* [Goal]:
Omit the pictures and print exactly the lines of the listing below, starting at the first and ending at the line containing "[box] (dormant) at".

::::::::

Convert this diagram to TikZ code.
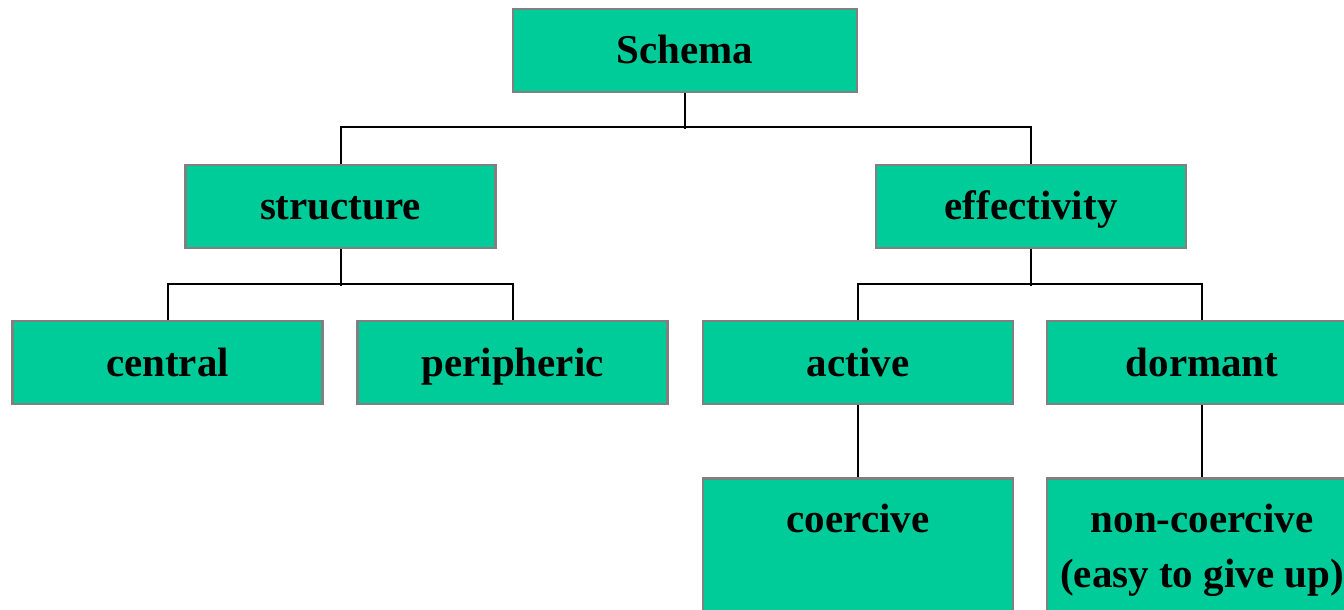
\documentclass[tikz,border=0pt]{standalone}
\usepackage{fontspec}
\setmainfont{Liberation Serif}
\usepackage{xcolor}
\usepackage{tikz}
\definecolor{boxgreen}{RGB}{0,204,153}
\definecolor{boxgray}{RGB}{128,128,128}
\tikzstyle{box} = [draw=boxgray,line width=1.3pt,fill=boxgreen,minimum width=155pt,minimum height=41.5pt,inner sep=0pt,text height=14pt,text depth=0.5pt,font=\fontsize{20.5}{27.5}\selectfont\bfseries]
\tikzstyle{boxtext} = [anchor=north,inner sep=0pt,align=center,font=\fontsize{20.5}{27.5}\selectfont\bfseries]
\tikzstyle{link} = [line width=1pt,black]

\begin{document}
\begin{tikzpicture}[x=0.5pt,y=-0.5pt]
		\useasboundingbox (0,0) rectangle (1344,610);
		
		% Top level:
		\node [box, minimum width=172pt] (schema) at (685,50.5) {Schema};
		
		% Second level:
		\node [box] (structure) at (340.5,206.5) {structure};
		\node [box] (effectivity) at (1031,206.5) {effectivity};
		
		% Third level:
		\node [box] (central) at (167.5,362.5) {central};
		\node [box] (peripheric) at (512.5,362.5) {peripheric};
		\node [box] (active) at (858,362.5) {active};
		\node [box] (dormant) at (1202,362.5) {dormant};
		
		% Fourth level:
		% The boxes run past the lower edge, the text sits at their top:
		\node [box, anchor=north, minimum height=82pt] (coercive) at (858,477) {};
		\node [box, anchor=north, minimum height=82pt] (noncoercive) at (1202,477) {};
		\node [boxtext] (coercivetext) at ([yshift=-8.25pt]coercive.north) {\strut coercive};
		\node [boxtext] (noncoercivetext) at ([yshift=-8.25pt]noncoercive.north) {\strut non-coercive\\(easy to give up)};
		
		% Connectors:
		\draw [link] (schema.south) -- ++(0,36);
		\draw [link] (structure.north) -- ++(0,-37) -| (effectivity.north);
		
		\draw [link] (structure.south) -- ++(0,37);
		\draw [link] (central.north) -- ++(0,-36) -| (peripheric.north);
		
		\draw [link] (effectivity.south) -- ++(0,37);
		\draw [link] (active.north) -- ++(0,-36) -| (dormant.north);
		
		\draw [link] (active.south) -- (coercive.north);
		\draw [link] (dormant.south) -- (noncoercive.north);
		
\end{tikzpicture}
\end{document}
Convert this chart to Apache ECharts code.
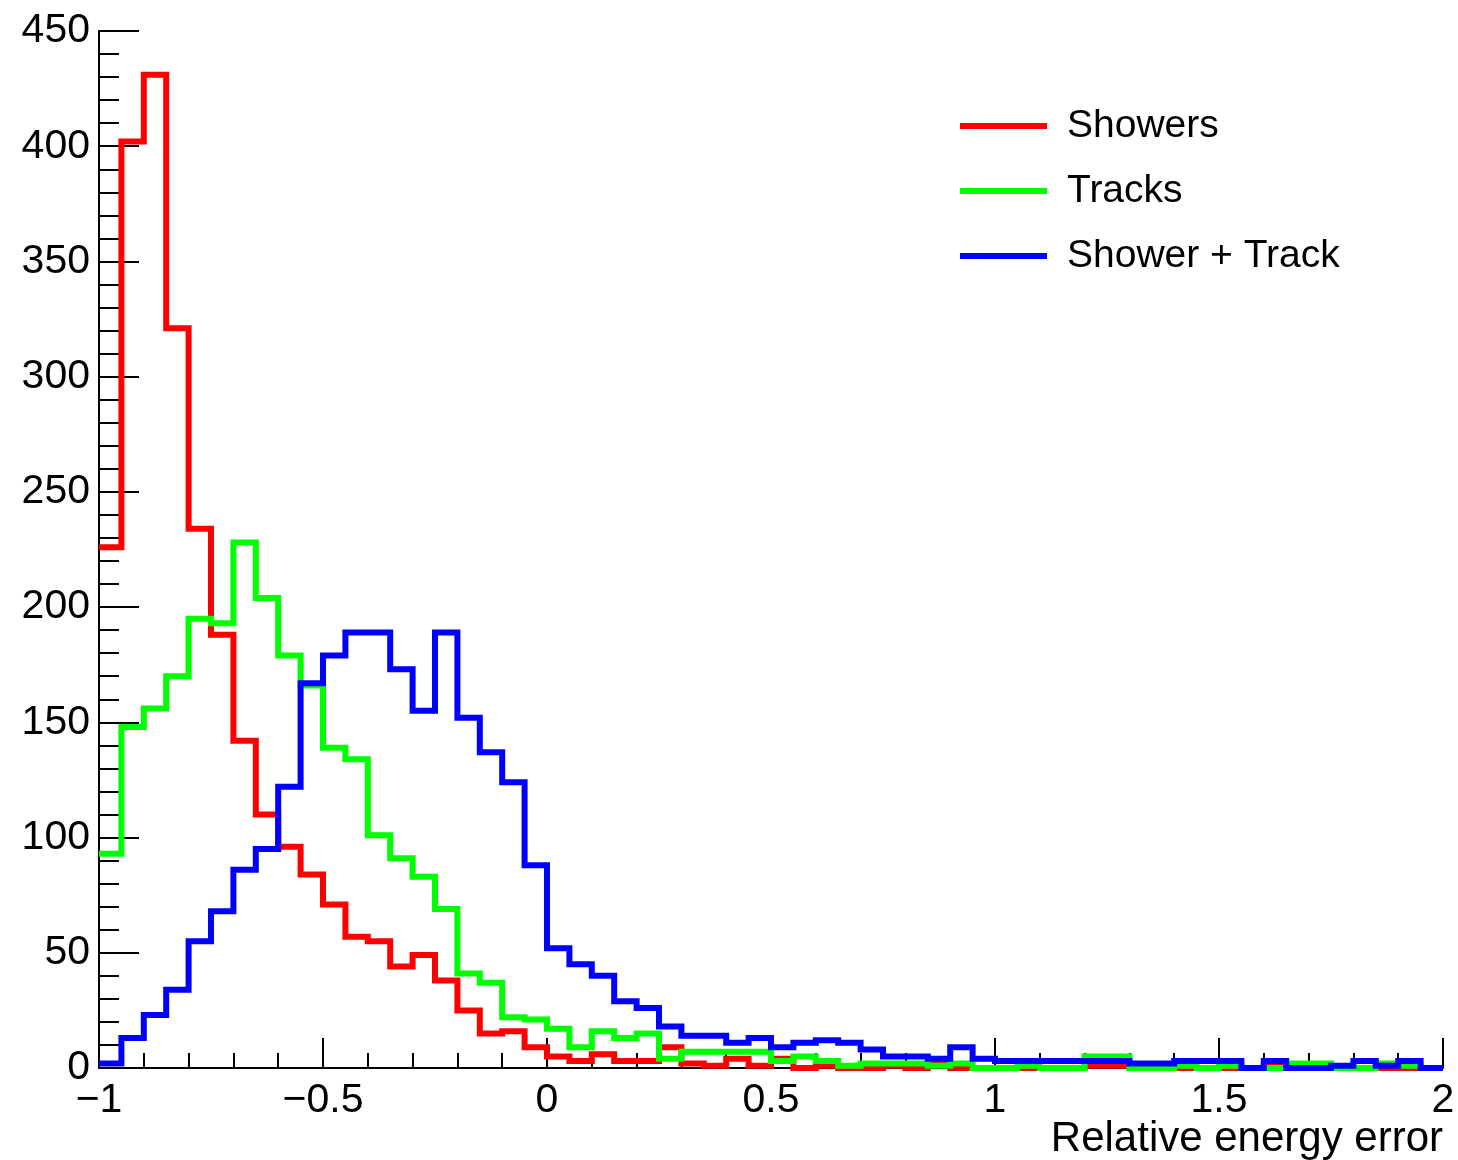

::::::::

* [Result for this task]:
Convert this diagram to TikZ code.
\documentclass[tikz,border=0pt]{standalone}
\usepackage{fontspec}
\setmainfont{Liberation Serif}
\usepackage{xcolor}
\usepackage{tikz}
\definecolor{boxgreen}{RGB}{0,204,153}
\definecolor{boxgray}{RGB}{128,128,128}
\tikzstyle{box} = [draw=boxgray,line width=1.3pt,fill=boxgreen,minimum width=155pt,minimum height=41.5pt,inner sep=0pt,text height=14pt,text depth=0.5pt,font=\fontsize{20.5}{27.5}\selectfont\bfseries]
\tikzstyle{boxtext} = [anchor=north,inner sep=0pt,align=center,font=\fontsize{20.5}{27.5}\selectfont\bfseries]
\tikzstyle{link} = [line width=1pt,black]

\begin{document}
\begin{tikzpicture}[x=0.5pt,y=-0.5pt]
		\useasboundingbox (0,0) rectangle (1344,610);
		
		% Top level:
		\node [box, minimum width=172pt] (schema) at (685,50.5) {Schema};
		
		% Second level:
		\node [box] (structure) at (340.5,206.5) {structure};
		\node [box] (effectivity) at (1031,206.5) {effectivity};
		
		% Third level:
		\node [box] (central) at (167.5,362.5) {central};
		\node [box] (peripheric) at (512.5,362.5) {peripheric};
		\node [box] (active) at (858,362.5) {active};
		\node [box] (dormant) at (1202,362.5) {dormant};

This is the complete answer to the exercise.